Out Chicago mayoral candidate Lori Lightfoot and some of her supporters are wondering if a remark made by her opponent in a debate was a dog whistle to homophobes.
Lightfoot and Toni Preckwinkle, who will face each other in the mayoral runoff April 2, engaged in a contentious debate Thursday night, and at one point the moderator, journalist Carol Marin, asked each to cite something they admire about the other, the Chicago Sun-Times reports.
Lightfoot said she admired how Preckwinkle, currently president of the Cook County Board, had worked to expand health care to vulnerable residents of Chicago and the rest of the county. Preckwinkle then said she admires that Lightfoot is “open and honest about her LGBTQ orientation."
"You know, I think it’s really important in this country that we be respectful of differences and that we understand that all of us matter and that there is dignity in each and every one of us," Preckwinkle continued. "And there has been so much discrimination and prejudice and homophobia in our country, it’s very important that particularly prominent people declare their sexual orientation and do it with pride.”

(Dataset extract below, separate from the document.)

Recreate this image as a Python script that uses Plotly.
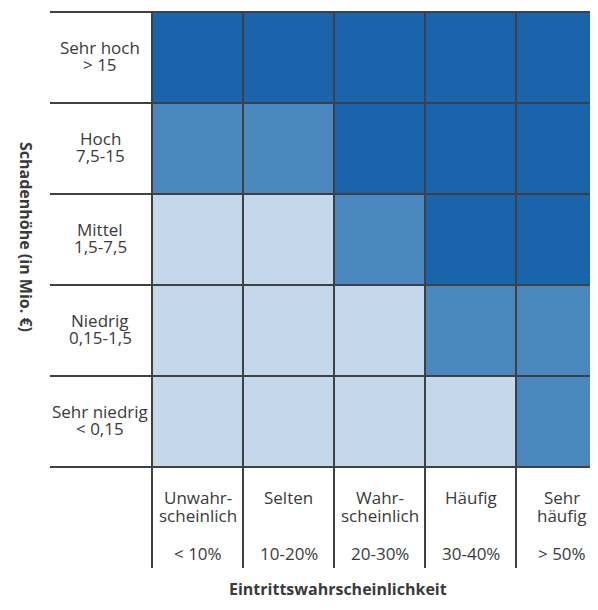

That sounds complimentary, but Lightfoot, at a Monday press conference, wondered if it was a way of emphasizing to conservative voters that she is a lesbian, the Sun-Times reports. Lightfoot noted that there remain “folks who believe in a very conservative doctrine, purportedly originating from the Bible, that condemns anybody who lives a life that is other than a man and a woman together in a marriage sanctified by the Lord.”
“If there was a dog whistle that was blown to try to motivate that base and say, ‘Oh, by the way, did you know?’ that’s the thing that would be concerning if that was, in fact, the intent,” Lightfoot added at the press conference, at which she was accepting the endorsement of out State Rep. Kelly Cassidy.
“The words are the words. I can’t go into her mind and understand her intent,” Lightfoot continued. “But what I’ve heard from people is, in the context of this decidedly negative campaign which has a daily attack on everything about me [and] about supporters, it’s a concern.”
She said Preckwinkle had to be aware of her words’ effect on listeners. “It doesn’t matter what the intent was. In the context of her campaign and the way in which she has conducted herself — literally from election night — those kind of words are gonna have an impact,” Lightfoot said. The Advocate sought further comment from Lightfoot, and her spokeswoman said the quotes in the Sun-Times reflect her position.
Cassidy also expressed concern that the comment would have a negative impact.
“Even if it was unintentional (and I hope it was), it speaks to the importance of representation,” she told The Advocate via email. “Allyship is great and has been critical in getting our community this far. But true allyship means not ‘othering’ LGBTQ+ orientations and working together toward a time when coming out isn’t even an issue to be noted.”
Preckwinkle’s campaign issued a statement to The Advocate saying there was no ill intent behind the remark.
“Toni Preckwinkle remembers a time when being your openly authentic self was shamed or had to be hidden,” spokesman Ty Cratic said. “Now we celebrate people for living their best lives. Only today do we have the first openly LGBTQ Black member of the Illinois Legislature, and the first openly LGBTQ member of the Board of Commissioners of Cook County."
"She is proud of the strides made by the LGBTQ community and will continue to fight alongside them," the spokesperson continued.
Lamont Robinson, the state legislator cited by Cratic, also released a statement in support of Preckwinkle, saying, “It is ridiculous to criticize Toni Preckwinkle for praising her opponent. Toni has been an advocate for the LGBTQ community for decades."
Robinson pointed to his own history with Preckwinkle as evidence that the candidate would not use homophobia for political gain.
"She was supportive of my successful run for the legislature last year, allowing me to become the first Black openly LGBTQ member of the Illinois General Assembly. I know, and Toni understands, the struggle that Black and Brown LGBTQ people still have living in their truth, sometimes with life-threatening consequences."
Lightfoot and Preckwinkle were the top two finishers in the mayoral election February 26, but neither received a majority, forcing them into the runoff. Both are Democrats, but the mayoral race is officially nonpartisan, and either would be the first black woman mayor of Chicago.